Haryana is poised for extensive solar power capacity addition, supported by progressive policies and willingness of local authorities. While the capacity addition, especially of large-scale plants, has been slow due to land constraints, it may pick up in the coming years. The introduction of the draft solar policy, the policy for solar parks and revision of regulations around RECs and RPOs have provided fresh hope of new investments and projects in the state’s solar space. Due to land constraints, innovative ways to add capacity are becoming popular. Due to its agrarian background, the state is making efforts to solarise its irrigation pumps and set up supporting solar projects under the PM-KUSUM scheme to meet the energy demand of the agricultural area. Further, ground-mounted solar projects are being set up at thermal power stations, while there is scope for canal-top and solar plants at reservoirs as well. While rooftop solar has been dominant in the state, there is still scope for more projects, which will need a conducive ecosystem to scale up across various buildings in the state.

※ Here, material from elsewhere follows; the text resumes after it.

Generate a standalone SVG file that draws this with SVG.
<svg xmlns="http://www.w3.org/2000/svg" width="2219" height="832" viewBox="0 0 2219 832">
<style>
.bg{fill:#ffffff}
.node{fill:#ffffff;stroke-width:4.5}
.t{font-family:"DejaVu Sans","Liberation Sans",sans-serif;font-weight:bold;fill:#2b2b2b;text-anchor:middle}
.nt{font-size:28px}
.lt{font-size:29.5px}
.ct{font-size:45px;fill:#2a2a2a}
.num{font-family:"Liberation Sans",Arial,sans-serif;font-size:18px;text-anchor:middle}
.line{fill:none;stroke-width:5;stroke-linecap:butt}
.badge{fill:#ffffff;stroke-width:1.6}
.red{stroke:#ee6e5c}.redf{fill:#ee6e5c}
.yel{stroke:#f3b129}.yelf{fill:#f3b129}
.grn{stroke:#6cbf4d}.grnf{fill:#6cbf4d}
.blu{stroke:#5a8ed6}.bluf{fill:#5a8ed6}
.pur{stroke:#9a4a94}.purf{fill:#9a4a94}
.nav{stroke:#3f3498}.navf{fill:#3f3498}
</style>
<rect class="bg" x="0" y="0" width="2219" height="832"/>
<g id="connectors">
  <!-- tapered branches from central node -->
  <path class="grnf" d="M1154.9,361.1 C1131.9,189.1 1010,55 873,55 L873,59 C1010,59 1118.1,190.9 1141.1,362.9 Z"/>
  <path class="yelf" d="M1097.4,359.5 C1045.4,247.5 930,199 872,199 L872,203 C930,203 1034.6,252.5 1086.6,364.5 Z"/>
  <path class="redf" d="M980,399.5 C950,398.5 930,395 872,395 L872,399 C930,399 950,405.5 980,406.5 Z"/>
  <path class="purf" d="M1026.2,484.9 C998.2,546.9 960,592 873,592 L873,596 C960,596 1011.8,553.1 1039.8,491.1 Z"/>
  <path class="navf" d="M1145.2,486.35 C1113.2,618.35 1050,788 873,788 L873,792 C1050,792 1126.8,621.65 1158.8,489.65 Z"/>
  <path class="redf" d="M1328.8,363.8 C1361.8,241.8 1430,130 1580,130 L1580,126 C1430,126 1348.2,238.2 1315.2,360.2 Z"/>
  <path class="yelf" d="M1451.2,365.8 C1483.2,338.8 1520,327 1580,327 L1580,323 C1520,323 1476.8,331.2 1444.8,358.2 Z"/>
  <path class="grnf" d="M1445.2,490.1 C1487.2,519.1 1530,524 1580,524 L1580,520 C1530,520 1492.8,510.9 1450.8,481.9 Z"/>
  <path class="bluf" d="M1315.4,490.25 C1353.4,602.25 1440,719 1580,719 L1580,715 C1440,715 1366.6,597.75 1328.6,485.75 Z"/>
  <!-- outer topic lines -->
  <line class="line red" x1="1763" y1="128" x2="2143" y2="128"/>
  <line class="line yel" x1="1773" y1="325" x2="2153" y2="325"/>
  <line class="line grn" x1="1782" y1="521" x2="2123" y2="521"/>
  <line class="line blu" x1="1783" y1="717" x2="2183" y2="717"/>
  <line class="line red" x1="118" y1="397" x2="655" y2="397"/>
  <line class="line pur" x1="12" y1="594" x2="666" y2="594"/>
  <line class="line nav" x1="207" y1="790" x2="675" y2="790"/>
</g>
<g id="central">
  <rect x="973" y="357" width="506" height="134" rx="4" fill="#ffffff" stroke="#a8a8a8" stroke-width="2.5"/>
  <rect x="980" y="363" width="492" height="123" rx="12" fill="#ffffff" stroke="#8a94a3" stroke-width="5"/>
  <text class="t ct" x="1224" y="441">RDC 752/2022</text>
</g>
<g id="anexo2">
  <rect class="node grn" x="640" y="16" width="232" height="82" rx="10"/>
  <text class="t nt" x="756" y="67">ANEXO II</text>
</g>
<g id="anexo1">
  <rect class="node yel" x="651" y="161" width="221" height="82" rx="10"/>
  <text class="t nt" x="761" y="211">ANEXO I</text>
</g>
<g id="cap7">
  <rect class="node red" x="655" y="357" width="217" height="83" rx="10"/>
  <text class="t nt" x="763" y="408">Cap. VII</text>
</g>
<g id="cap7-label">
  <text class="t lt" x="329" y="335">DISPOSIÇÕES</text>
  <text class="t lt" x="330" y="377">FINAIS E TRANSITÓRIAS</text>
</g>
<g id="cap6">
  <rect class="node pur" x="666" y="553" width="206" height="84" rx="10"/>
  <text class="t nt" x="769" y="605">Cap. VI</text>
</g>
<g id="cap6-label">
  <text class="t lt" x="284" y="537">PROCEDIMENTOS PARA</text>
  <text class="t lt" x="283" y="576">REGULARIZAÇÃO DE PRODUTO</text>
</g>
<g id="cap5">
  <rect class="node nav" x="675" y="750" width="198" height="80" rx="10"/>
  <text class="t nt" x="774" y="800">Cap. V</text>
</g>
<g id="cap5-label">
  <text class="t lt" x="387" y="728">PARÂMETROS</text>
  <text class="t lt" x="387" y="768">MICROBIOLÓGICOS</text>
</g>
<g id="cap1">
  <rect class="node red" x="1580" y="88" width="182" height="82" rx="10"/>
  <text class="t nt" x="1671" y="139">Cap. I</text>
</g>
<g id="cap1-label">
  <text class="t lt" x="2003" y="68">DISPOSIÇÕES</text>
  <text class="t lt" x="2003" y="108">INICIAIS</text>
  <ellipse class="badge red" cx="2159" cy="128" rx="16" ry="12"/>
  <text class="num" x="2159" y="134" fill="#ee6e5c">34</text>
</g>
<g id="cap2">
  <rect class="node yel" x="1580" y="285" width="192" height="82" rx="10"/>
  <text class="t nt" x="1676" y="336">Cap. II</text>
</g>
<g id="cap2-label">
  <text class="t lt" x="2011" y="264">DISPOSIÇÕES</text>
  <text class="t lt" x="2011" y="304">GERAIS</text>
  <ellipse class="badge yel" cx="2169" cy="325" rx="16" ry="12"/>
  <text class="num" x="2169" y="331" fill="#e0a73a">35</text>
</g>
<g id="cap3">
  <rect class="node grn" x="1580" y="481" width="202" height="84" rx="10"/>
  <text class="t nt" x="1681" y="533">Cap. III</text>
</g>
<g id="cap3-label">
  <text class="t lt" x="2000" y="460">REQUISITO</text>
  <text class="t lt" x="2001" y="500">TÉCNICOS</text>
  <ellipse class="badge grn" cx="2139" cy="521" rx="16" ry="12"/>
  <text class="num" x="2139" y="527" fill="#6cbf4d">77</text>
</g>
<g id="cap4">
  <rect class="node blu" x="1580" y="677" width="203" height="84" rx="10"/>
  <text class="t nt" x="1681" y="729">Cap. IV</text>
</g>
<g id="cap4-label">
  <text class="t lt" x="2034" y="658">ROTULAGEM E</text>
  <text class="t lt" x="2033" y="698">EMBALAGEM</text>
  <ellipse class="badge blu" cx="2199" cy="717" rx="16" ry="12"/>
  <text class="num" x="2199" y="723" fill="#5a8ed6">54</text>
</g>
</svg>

The environmental concern around stubble burning in Haryana has also propelled initiatives to set up paddy straw biomass-based power projects in the state, with about 50 MW of projects in the pipeline. The state has a potential to generate about 1,000 MW of power or 1.15 mt of bioCNG. Promoting the use of biomass for energy production will not only help reduce dependence on conventional sources of energy, thereby reducing import bills, but will also help improve the soil health and create an alternative stream of income for farmers and employment in rural areas.

In sum, Haryana is in the process of scaling up its renewable energy sector, bolstered by the growth of solar power and bioenergy.